Разворачиваю картонку, пристраиваю на заднее стекло. Как знать — может, еще встретимся?
Все, хамочка. На сегодня мы с тобой откатались. Бывай.
Не оборачиваясь, двигаю к дому, к крыльцу, к стройной фигуре в халате. Иду, гляжу на нее — а вижу девчонку. Стоит, кутается. Худая, что твой глист, а в руке кувшинка. И опять на меня не смотрит, а все куда-то вбок да вниз.
Подхожу. Обнимаю, впиваюсь губами в мягкие щеки. Чую — дрожит, тянется. Неловко как-то, будто с непривычки. И смеется ведь, всем телом чувствую — смеется! Беру ее лицо в ладони, поднимаю — она. Она, моя спутница, супруга моя верная. И в руке у нее платок белеется, а никакая не кувшинка.

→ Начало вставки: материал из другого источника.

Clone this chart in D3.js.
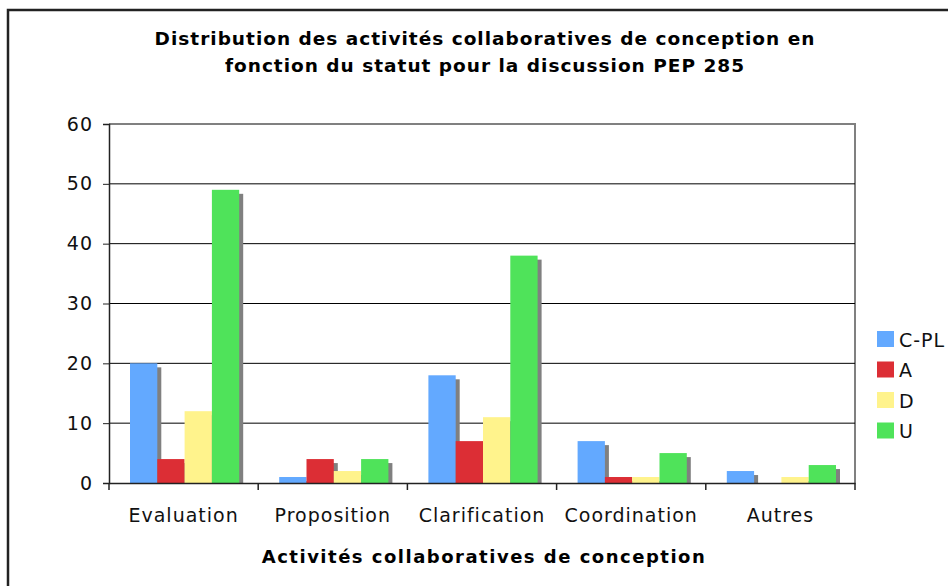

Поднимаю ее, на руках несу в дом, а там вовсю пахнет свежим хлебом. Она хохочет, и видно — непривычно ей. Не такие встречи у нас бывали, не такие... И мне непривычно, но как же, черт подери, хорошо!
Сколько лет мы с ней уже вместе, и сколько еще предстоит... Надо будет — и кувшинки посадит, и последний глоток поднесет.
Слушаю ее смех, гляжу в лицо — старушенция моя, умница, молодчинка моя, лошадка рабочая, преданная, верная... И понимаю вдруг, что всю дорогу не курил.